**Prompt:** Output the lines from the top of the entries below to the line with "fig.savefig('out.png', dpi=100)", both included, exactly and without pictures.

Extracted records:
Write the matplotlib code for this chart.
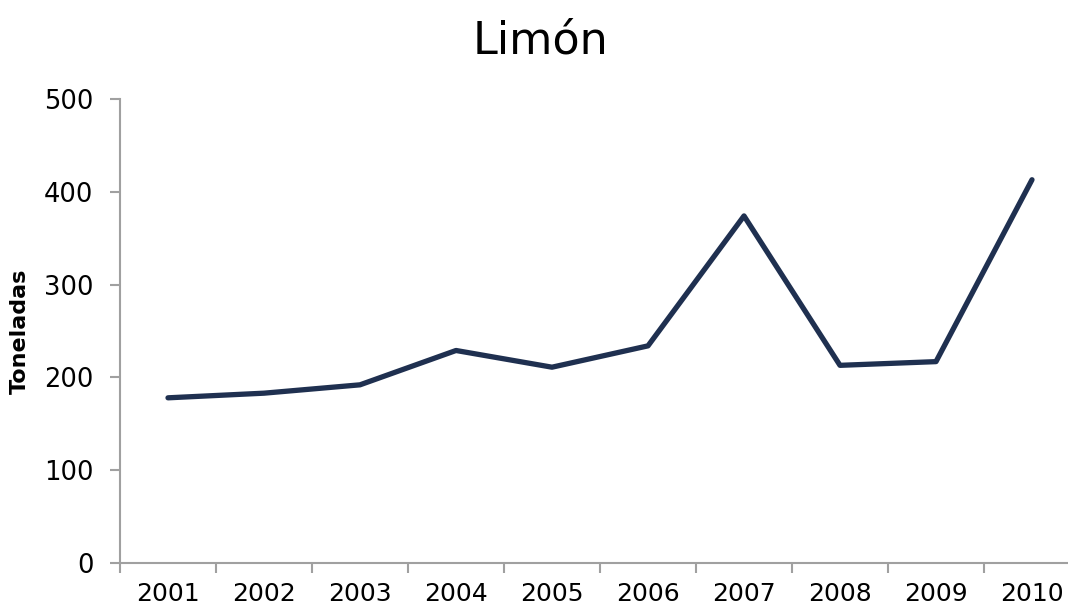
import matplotlib.pyplot as plt
import numpy as np

years = ['2001', '2002', '2003', '2004', '2005', '2006', '2007', '2008', '2009', '2010']
toneladas = [178, 183, 192, 229, 211, 234, 374, 213, 217, 413]

fig = plt.figure(figsize=(10.68, 6.09), dpi=100)
# axis runs a bit past the right edge, as in the source
ax = fig.add_axes([120/1068, 46/609, 960/1068, 464/609])

x = np.arange(len(years))
ax.plot(x, toneladas, color='#1F3050', lw=3.8, solid_capstyle='round', solid_joinstyle='round')

ax.set_xlim(-0.5, len(years) - 0.5)
ax.set_ylim(0, 500)
ax.set_yticks([0, 100, 200, 300, 400, 500])
ax.set_xticks(x)
ax.set_xticklabels(years)
ax.set_xticks(np.arange(-0.5, len(years), 1), minor=True)

for s in ['top', 'right']:
    ax.spines[s].set_visible(False)
for s in ['left', 'bottom']:
    ax.spines[s].set_color('#A0A0A0')
    ax.spines[s].set_linewidth(1.5)

ax.tick_params(axis='x', which='major', length=0, labelsize=18, pad=14)
ax.tick_params(axis='x', which='minor', length=7, width=1.5, color='#A0A0A0', direction='out')
ax.tick_params(axis='y', length=7, width=1.5, color='#A0A0A0', labelsize=18.5, pad=12)

ax.set_ylabel('Toneladas', fontsize=16, fontweight='bold', labelpad=10)
fig.text(0.506, 0.932, 'Limón', ha='center', va='center', fontsize=32)

fig.savefig('out.png', dpi=100)
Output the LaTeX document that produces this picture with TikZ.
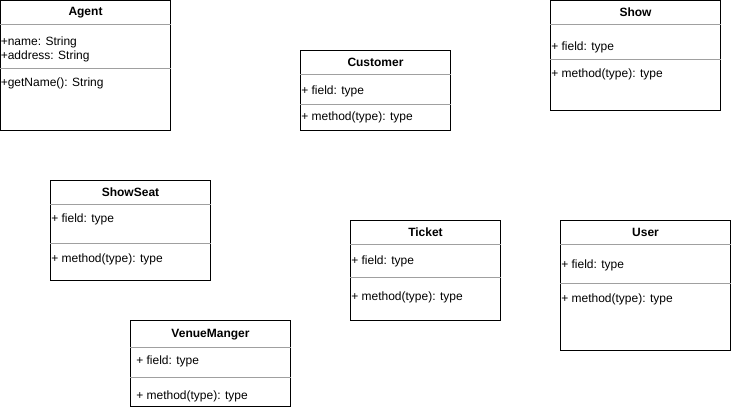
\documentclass[tikz,border=0pt]{standalone}
\usepackage{fontspec}
\setmainfont{Liberation Sans}
\usetikzlibrary{fit}
\definecolor{sepgray}{HTML}{A0A0A0}
\tikzset{
  classbox/.style={draw=black, line width=0.75pt, inner sep=0pt, fill=white},
  sepline/.style={draw=sepgray, line width=0.75pt},
  ctitle/.style={font=\fontsize{9}{11}\selectfont\bfseries, inner sep=0pt, yshift=-0.75pt},
  member/.style={font=\fontsize{9}{11}\selectfont, anchor=west, inner sep=0pt, yshift=-1.1pt},
}
\begin{document}
\begin{tikzpicture}[x=0.75pt,y=-0.75pt]
\useasboundingbox (0,0) rectangle (731,410);
% Agent
\node[classbox, fit={(0.5,0.5) (170.5,130.5)}] (agent) {};
\draw[sepline] (agent.west |- 0,24.5) -- (agent.east |- 0,24.5);
\draw[sepline] (agent.west |- 0,68.5) -- (agent.east |- 0,68.5);
\node[ctitle] (agentT) at (85.5,11.5) {Agent};
\node[member] (agentF1) at (0.5,40.5) {+name: String};
\node[member] (agentF2) at (0.5,54.5) {+address: String};
\node[member] (agentM1) at (0.5,81.5) {+getName(): String};
% Customer
\node[classbox, fit={(300.5,50.5) (450.5,130.5)}] (cust) {};
\draw[sepline] (cust.west |- 0,74.5) -- (cust.east |- 0,74.5);
\draw[sepline] (cust.west |- 0,104.5) -- (cust.east |- 0,104.5);
\node[ctitle] (custT) at (375.5,61) {Customer};
\node[member] (custF) at (301,89.5) {+ field: type};
\node[member] (custM) at (301,115.5) {+ method(type): type};
% Show
\node[classbox, fit={(550.5,0.5) (720.5,110.5)}] (show) {};
\draw[sepline] (show.west |- 0,24.5) -- (show.east |- 0,24.5);
\draw[sepline] (show.west |- 0,59.5) -- (show.east |- 0,59.5);
\node[ctitle] (showT) at (635.5,11.5) {Show};
\node[member] (showF) at (551,45.5) {+ field: type};
\node[member] (showM) at (551,72.5) {+ method(type): type};
% ShowSeat
\node[classbox, fit={(50.5,180.5) (210.5,280.5)}] (seat) {};
\draw[sepline] (seat.west |- 0,204.5) -- (seat.east |- 0,204.5);
\draw[sepline] (seat.west |- 0,243.5) -- (seat.east |- 0,243.5);
\node[ctitle] (seatT) at (130.5,191.5) {ShowSeat};
\node[member] (seatF) at (51,217.5) {+ field: type};
\node[member] (seatM) at (51,257.5) {+ method(type): type};
% Ticket
\node[classbox, fit={(350.5,220.5) (500.5,320.5)}] (ticket) {};
\draw[sepline] (ticket.west |- 0,244.5) -- (ticket.east |- 0,244.5);
\draw[sepline] (ticket.west |- 0,277.5) -- (ticket.east |- 0,277.5);
\node[ctitle] (ticketT) at (425.5,231.5) {Ticket};
\node[member] (ticketF) at (351,259.5) {+ field: type};
\node[member] (ticketM) at (351,295.5) {+ method(type): type};
% User
\node[classbox, fit={(560.5,220.5) (730,350.5)}] (user) {};
\draw[sepline] (user.west |- 0,244.5) -- (user.east |- 0,244.5);
\draw[sepline] (user.west |- 0,283.5) -- (user.east |- 0,283.5);
\node[ctitle] (userT) at (645.5,231.5) {User};
\node[member] (userF) at (561,263.5) {+ field: type};
\node[member] (userM) at (561,297.5) {+ method(type): type};
% VenueManger
\node[classbox, fit={(130.5,320.5) (290.5,406.5)}] (venue) {};
\draw[sepline] (venue.west |- 0,347.5) -- (venue.east |- 0,347.5);
\draw[sepline] (venue.west |- 0,377.5) -- (venue.east |- 0,377.5);
\node[ctitle] (venueT) at (210.5,334) {VenueManger};
\node[member] (venueF) at (136,359.5) {+ field: type};
\node[member] (venueM) at (136,394.5) {+ method(type): type};
\end{tikzpicture}
\end{document}
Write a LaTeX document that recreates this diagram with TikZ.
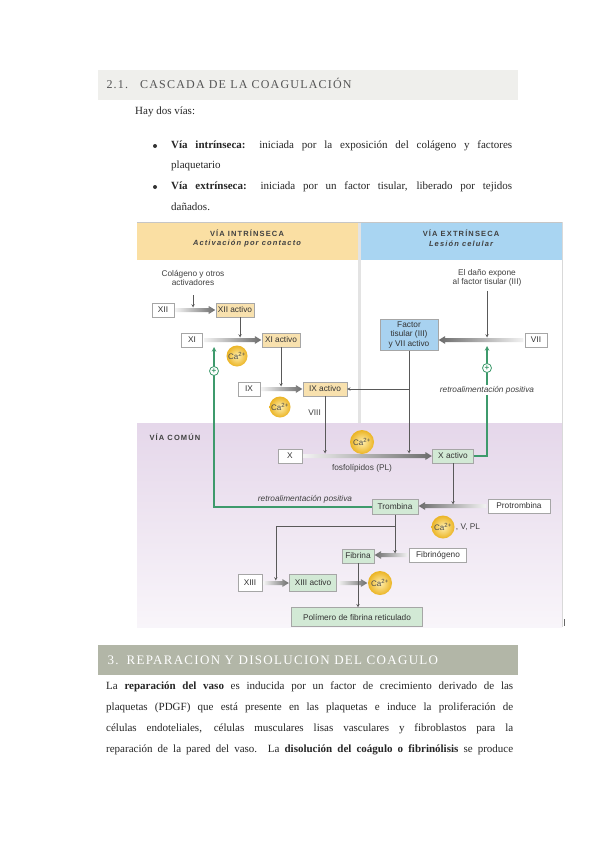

**Response to the task:**
Write the matplotlib code for this chart.
import matplotlib.pyplot as plt
import numpy as np

years = ['2001', '2002', '2003', '2004', '2005', '2006', '2007', '2008', '2009', '2010']
toneladas = [178, 183, 192, 229, 211, 234, 374, 213, 217, 413]

fig = plt.figure(figsize=(10.68, 6.09), dpi=100)
# axis runs a bit past the right edge, as in the source
ax = fig.add_axes([120/1068, 46/609, 960/1068, 464/609])

x = np.arange(len(years))
ax.plot(x, toneladas, color='#1F3050', lw=3.8, solid_capstyle='round', solid_joinstyle='round')

ax.set_xlim(-0.5, len(years) - 0.5)
ax.set_ylim(0, 500)
ax.set_yticks([0, 100, 200, 300, 400, 500])
ax.set_xticks(x)
ax.set_xticklabels(years)
ax.set_xticks(np.arange(-0.5, len(years), 1), minor=True)

for s in ['top', 'right']:
    ax.spines[s].set_visible(False)
for s in ['left', 'bottom']:
    ax.spines[s].set_color('#A0A0A0')
    ax.spines[s].set_linewidth(1.5)

ax.tick_params(axis='x', which='major', length=0, labelsize=18, pad=14)
ax.tick_params(axis='x', which='minor', length=7, width=1.5, color='#A0A0A0', direction='out')
ax.tick_params(axis='y', length=7, width=1.5, color='#A0A0A0', labelsize=18.5, pad=12)

ax.set_ylabel('Toneladas', fontsize=16, fontweight='bold', labelpad=10)
fig.text(0.506, 0.932, 'Limón', ha='center', va='center', fontsize=32)

fig.savefig('out.png', dpi=100)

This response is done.